PROBLEM TO WORK ON
Set down the full listing exactly as given. Any pictures are to be left out.

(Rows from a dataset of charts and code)
--- Start ---

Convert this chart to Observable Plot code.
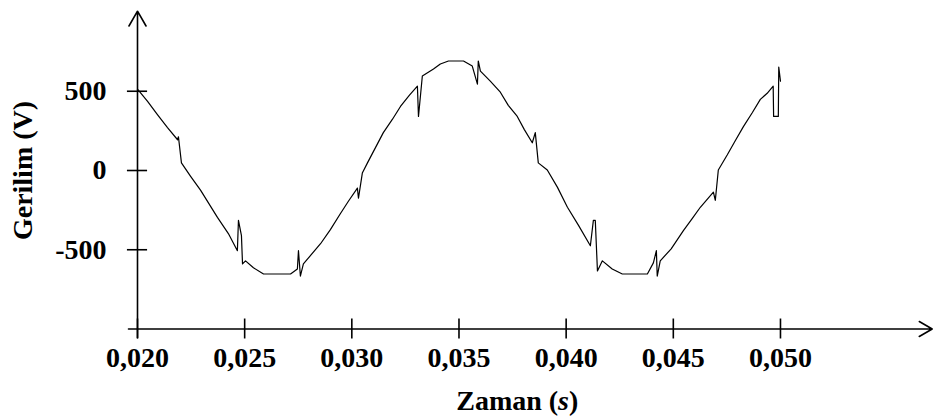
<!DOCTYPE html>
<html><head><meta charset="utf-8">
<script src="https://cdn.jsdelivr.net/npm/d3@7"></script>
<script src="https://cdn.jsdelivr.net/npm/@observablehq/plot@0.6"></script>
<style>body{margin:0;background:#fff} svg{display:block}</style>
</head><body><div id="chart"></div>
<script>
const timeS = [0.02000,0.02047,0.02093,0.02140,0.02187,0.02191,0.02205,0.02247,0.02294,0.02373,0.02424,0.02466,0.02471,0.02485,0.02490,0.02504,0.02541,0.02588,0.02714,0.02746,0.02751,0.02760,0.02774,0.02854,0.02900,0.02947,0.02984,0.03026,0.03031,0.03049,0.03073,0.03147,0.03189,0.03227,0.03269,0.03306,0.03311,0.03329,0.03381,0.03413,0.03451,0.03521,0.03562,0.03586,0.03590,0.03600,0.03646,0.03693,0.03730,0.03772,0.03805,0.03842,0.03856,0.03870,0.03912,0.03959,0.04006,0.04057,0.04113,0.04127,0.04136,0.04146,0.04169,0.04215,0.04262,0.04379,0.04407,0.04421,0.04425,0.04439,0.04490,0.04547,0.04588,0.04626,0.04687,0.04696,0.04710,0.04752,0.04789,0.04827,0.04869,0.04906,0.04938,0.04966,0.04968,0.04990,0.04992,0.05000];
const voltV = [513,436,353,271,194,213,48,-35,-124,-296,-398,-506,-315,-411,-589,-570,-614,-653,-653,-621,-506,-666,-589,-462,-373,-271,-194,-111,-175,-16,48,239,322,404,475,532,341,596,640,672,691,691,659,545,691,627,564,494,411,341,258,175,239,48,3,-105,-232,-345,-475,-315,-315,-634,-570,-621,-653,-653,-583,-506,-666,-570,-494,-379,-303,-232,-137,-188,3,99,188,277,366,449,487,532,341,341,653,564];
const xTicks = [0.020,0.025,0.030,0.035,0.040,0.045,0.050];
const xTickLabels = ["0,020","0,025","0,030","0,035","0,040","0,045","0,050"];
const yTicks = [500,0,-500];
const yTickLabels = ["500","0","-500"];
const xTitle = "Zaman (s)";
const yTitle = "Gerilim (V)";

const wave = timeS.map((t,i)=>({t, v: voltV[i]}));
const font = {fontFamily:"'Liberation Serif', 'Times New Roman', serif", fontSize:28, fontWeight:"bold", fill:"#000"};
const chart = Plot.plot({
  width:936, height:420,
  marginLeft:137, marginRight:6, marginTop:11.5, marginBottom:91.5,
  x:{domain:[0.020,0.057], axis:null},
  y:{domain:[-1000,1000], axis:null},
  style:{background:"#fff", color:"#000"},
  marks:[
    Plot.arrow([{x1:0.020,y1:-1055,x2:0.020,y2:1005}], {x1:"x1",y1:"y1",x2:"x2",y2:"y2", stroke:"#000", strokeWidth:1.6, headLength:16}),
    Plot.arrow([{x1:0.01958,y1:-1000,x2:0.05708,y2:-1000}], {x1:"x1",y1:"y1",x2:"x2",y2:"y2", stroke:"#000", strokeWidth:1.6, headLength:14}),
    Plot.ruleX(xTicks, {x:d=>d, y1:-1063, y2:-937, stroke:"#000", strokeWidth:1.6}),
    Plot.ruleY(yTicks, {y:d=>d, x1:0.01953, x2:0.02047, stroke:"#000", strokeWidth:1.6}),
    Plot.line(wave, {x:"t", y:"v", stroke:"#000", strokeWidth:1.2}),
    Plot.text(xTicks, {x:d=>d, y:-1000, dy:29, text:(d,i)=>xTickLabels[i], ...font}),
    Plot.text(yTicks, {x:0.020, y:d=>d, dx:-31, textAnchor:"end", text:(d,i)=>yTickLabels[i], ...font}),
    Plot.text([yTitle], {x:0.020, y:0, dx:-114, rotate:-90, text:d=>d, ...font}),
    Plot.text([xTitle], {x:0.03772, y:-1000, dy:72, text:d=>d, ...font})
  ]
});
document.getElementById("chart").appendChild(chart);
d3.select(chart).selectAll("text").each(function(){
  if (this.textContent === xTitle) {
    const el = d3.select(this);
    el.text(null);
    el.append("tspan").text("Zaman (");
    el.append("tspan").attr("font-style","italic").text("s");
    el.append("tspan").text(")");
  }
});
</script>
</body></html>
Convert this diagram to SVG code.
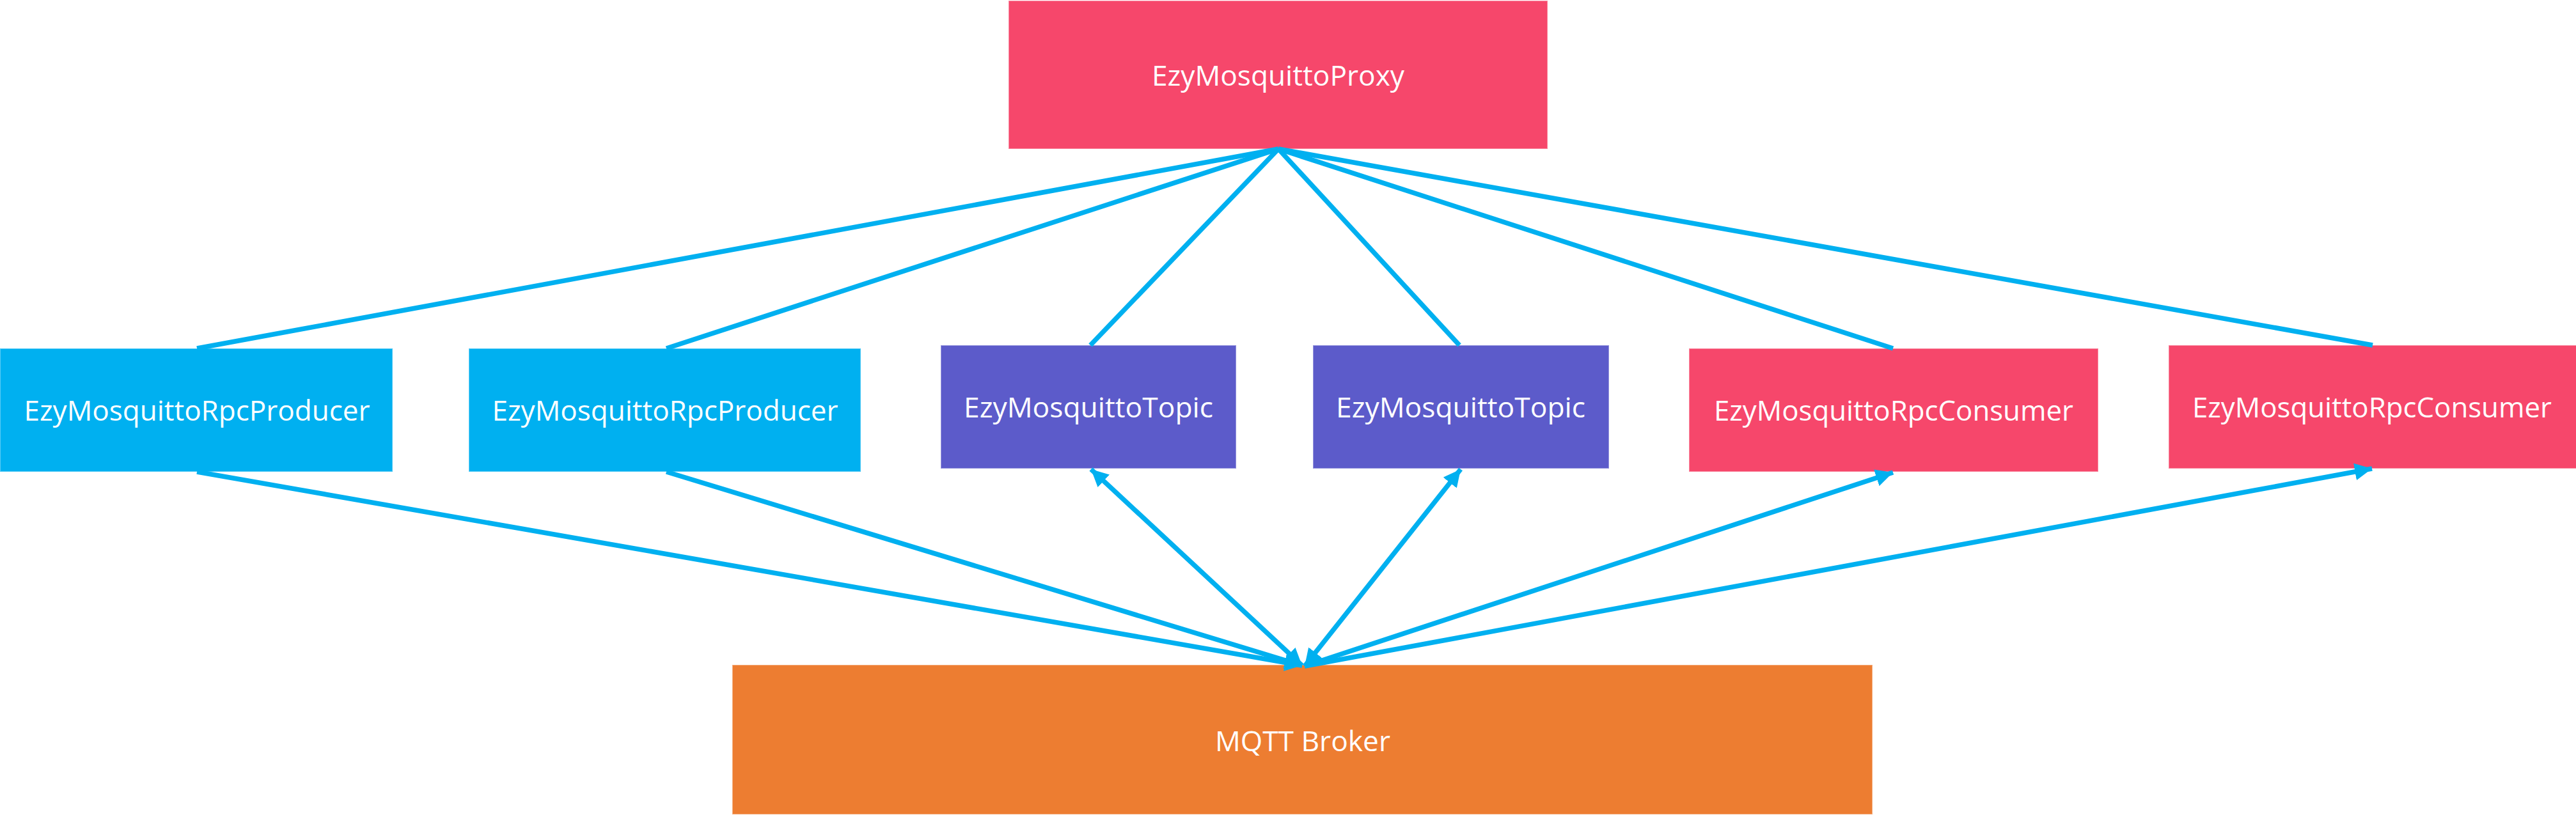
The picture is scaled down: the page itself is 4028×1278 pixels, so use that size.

--- End ---

RESPONSE
Convert this chart to Observable Plot code.
<!DOCTYPE html>
<html><head><meta charset="utf-8">
<script src="https://cdn.jsdelivr.net/npm/d3@7"></script>
<script src="https://cdn.jsdelivr.net/npm/@observablehq/plot@0.6"></script>
<style>body{margin:0;background:#fff} svg{display:block}</style>
</head><body><div id="chart"></div>
<script>
const timeS = [0.02000,0.02047,0.02093,0.02140,0.02187,0.02191,0.02205,0.02247,0.02294,0.02373,0.02424,0.02466,0.02471,0.02485,0.02490,0.02504,0.02541,0.02588,0.02714,0.02746,0.02751,0.02760,0.02774,0.02854,0.02900,0.02947,0.02984,0.03026,0.03031,0.03049,0.03073,0.03147,0.03189,0.03227,0.03269,0.03306,0.03311,0.03329,0.03381,0.03413,0.03451,0.03521,0.03562,0.03586,0.03590,0.03600,0.03646,0.03693,0.03730,0.03772,0.03805,0.03842,0.03856,0.03870,0.03912,0.03959,0.04006,0.04057,0.04113,0.04127,0.04136,0.04146,0.04169,0.04215,0.04262,0.04379,0.04407,0.04421,0.04425,0.04439,0.04490,0.04547,0.04588,0.04626,0.04687,0.04696,0.04710,0.04752,0.04789,0.04827,0.04869,0.04906,0.04938,0.04966,0.04968,0.04990,0.04992,0.05000];
const voltV = [513,436,353,271,194,213,48,-35,-124,-296,-398,-506,-315,-411,-589,-570,-614,-653,-653,-621,-506,-666,-589,-462,-373,-271,-194,-111,-175,-16,48,239,322,404,475,532,341,596,640,672,691,691,659,545,691,627,564,494,411,341,258,175,239,48,3,-105,-232,-345,-475,-315,-315,-634,-570,-621,-653,-653,-583,-506,-666,-570,-494,-379,-303,-232,-137,-188,3,99,188,277,366,449,487,532,341,341,653,564];
const xTicks = [0.020,0.025,0.030,0.035,0.040,0.045,0.050];
const xTickLabels = ["0,020","0,025","0,030","0,035","0,040","0,045","0,050"];
const yTicks = [500,0,-500];
const yTickLabels = ["500","0","-500"];
const xTitle = "Zaman (s)";
const yTitle = "Gerilim (V)";

const wave = timeS.map((t,i)=>({t, v: voltV[i]}));
const font = {fontFamily:"'Liberation Serif', 'Times New Roman', serif", fontSize:28, fontWeight:"bold", fill:"#000"};
const chart = Plot.plot({
  width:936, height:420,
  marginLeft:137, marginRight:6, marginTop:11.5, marginBottom:91.5,
  x:{domain:[0.020,0.057], axis:null},
  y:{domain:[-1000,1000], axis:null},
  style:{background:"#fff", color:"#000"},
  marks:[
    Plot.arrow([{x1:0.020,y1:-1055,x2:0.020,y2:1005}], {x1:"x1",y1:"y1",x2:"x2",y2:"y2", stroke:"#000", strokeWidth:1.6, headLength:16}),
    Plot.arrow([{x1:0.01958,y1:-1000,x2:0.05708,y2:-1000}], {x1:"x1",y1:"y1",x2:"x2",y2:"y2", stroke:"#000", strokeWidth:1.6, headLength:14}),
    Plot.ruleX(xTicks, {x:d=>d, y1:-1063, y2:-937, stroke:"#000", strokeWidth:1.6}),
    Plot.ruleY(yTicks, {y:d=>d, x1:0.01953, x2:0.02047, stroke:"#000", strokeWidth:1.6}),
    Plot.line(wave, {x:"t", y:"v", stroke:"#000", strokeWidth:1.2}),
    Plot.text(xTicks, {x:d=>d, y:-1000, dy:29, text:(d,i)=>xTickLabels[i], ...font}),
    Plot.text(yTicks, {x:0.020, y:d=>d, dx:-31, textAnchor:"end", text:(d,i)=>yTickLabels[i], ...font}),
    Plot.text([yTitle], {x:0.020, y:0, dx:-114, rotate:-90, text:d=>d, ...font}),
    Plot.text([xTitle], {x:0.03772, y:-1000, dy:72, text:d=>d, ...font})
  ]
});
document.getElementById("chart").appendChild(chart);
d3.select(chart).selectAll("text").each(function(){
  if (this.textContent === xTitle) {
    const el = d3.select(this);
    el.text(null);
    el.append("tspan").text("Zaman (");
    el.append("tspan").attr("font-style","italic").text("s");
    el.append("tspan").text(")");
  }
});
</script>
</body></html>
Convert this diagram to SVG code.
The picture is scaled down: the page itself is 4028×1278 pixels, so use that size.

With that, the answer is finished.